Poached Eggs in Tomato Sauce

This versatile entrée can be served any time of the day.
Servings 4
Prep Time


  • 2 tbsp extra virgin olive oil
  • 1/2 cup thinly sliced onion
  • 1 tsp seeded, minced serrano pepper
  • 1 tsp Minced Garlic
  • 1/4 tsp ground cumin
  • 1 (28-ounce) can Muir Glen Fire Roasted Crushed Tomatoes
  • 3/4 tsp kosher salt, divided
  • 4 cups refrigerated or frozen shredded hash browns
  • 4 Eggs
  • freshly ground black pepper
  • minced cilantro


  1. In skillet over medium-high heat, heat oil. Add onion; cook until softened (about 3 minutes). Add pepper, garlic and cumin; cook for 1 minute. Stir in tomato sauce and 1/2 teaspoon salt. Bring to boil, reduce heat and simmer for 15 minutes.
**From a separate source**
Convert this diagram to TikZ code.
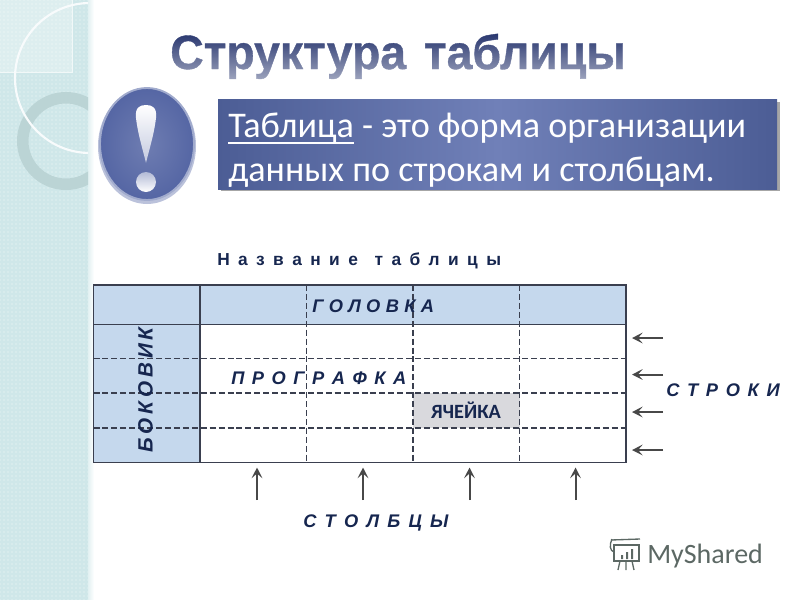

Meanwhile, prepare hash browns according to package directions. Set aside; keep warm. Carefully break eggs on top of tomato sauce; season with 1/4 teaspoon salt and black pepper. Cover; cook until eggs are set (4-6 minutes).
  2. To serve: Divide hash browns among 4 plates. Spoon tomato sauce and 1 egg on top. Top with cilantro.